Tuesday, August 05, 2014

Tuesday's Overlooked Movies: Sweet Bird of Youth

(This post originally appeared in slightly different form on July 23, 2009.)

Livia’s working on a book with a Tennessee Williams connection (that book, of course, was KILLER ON A HOT TIN ROOF, the second in her Delilah Dickinson series), so we decided to watch some of the movies based on Williams’ plays that we’d either never seen before or hadn’t seen in a long time.

I’m certain I’d never seen SWEET BIRD OF YOUTH before. It came out several years after CAT ON A HOT TIN ROOF (my favorite Williams film) and also stars Paul Newman. No Elizabeth Taylor this time, though. It was also written for the screen and directed by Richard Brooks, who did CAT. In this one Newman plays a young man named Chance Wayne, a would-be actor who has failed at every turn. He returns to his hometown in Mississippi with an aging actress, Alexandra Del Lago (Geraldine Page), he met in Palm Beach, and Chance is convinced she’s going to be his ticket to fame and fortune. Along the way, though, he wants to be reunited with his former girlfriend, who happens to be the daughter of a powerful, corrupt politician named Boss Finley (Ed Begley in a performance that won a Best Supporting Actor Oscar), who also has an evil son who hates Chance.
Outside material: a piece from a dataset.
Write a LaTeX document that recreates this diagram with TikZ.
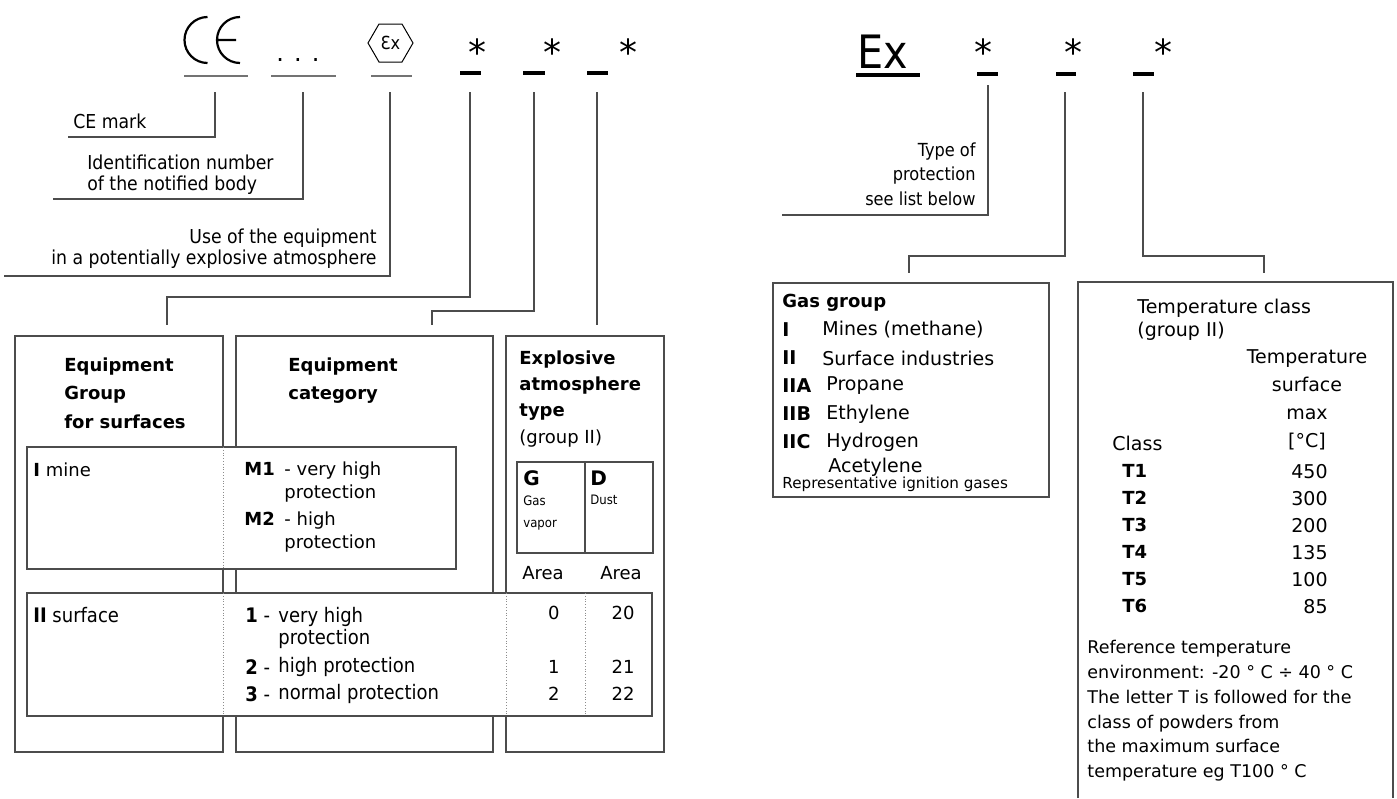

Lots of possibilities there for lurid, overheated drama, and the movie takes advantage of most of them. I kept thinking that if this was a novel and the corrupt politician wound up dead about 40 pages in and Chance was blamed for the murder, this would be a Gold Medal by Harry Whittington or another Williams (Charles), or possibly Gil Brewer or Day Keene. But since it’s based on a Tennessee Williams play, that doesn’t happen. Instead everybody lashes everybody else half to death with impassioned speeches for a couple of hours. That sounds more critical than I mean for it to. It’s just that with Williams, you know going in you’re going to get characters who are going through a lot of raw emotional torture. And although some of it comes across as a little hokey and over-the-top now, most of it works.

Nobody was ever better than Paul Newman at playing a thoroughly unsympathetic cad that you wind up rooting for anyway, and he does his usual fine job in this film. Geraldine Page is also pretty good as the actress who fears that her comeback film is a flop. Ed Begley chews the scenery a little too much for my taste as Boss Finley, but Rip Torn is pure evil as his son. Shirley Knight, as Chance’s former girlfriend, isn’t given much to do, but she looks good doing it.

This is a really bleak film with a studio-mandated ending that’s not really happy but at least somewhat hopeful, an ending that Williams and Brooks both disliked. I thought it worked all right, though, and without it the movie might have been too overpoweringly grim. Even as it is, it’s hard to say that I actually enjoyed it. I admired it, though, and think it’s a pretty good film. I’m not sure how I missed seeing it in the past 40-some-odd years, though. It must have played on TV dozens of times when I was growing up.

4 comments:

pattinase (abbott) said...

I remember this-saw it at an age I didn't get it at all. And saw the play a few years ago. Bleak is the right word.

Walker Martin said...

I have this film in the Tennessee Williams dvd box set. It's been awhile since I've seen it; I'll have to watch it again.

Victorian Barbarian said...

The film is quite different from the play, especially the ending which is quite unhappy for Chance in the stage version.

Ed Gorman said...

I wrote a lot of terrible plays when I was in college. My idols were Eugene O'Neill and Tennessee Williams. Williams was in vogue then, O'Neill less so. I still like certain plays of Williams' but as I've gotten older the overwrought elements of his work put me off. Sweet Bird of Youth is a good example. There's some good material buried in all the hysteria but it really does get lost. Williams was a great artist but for me O'Neill was the more universal and profound of the two. My opinion only of course.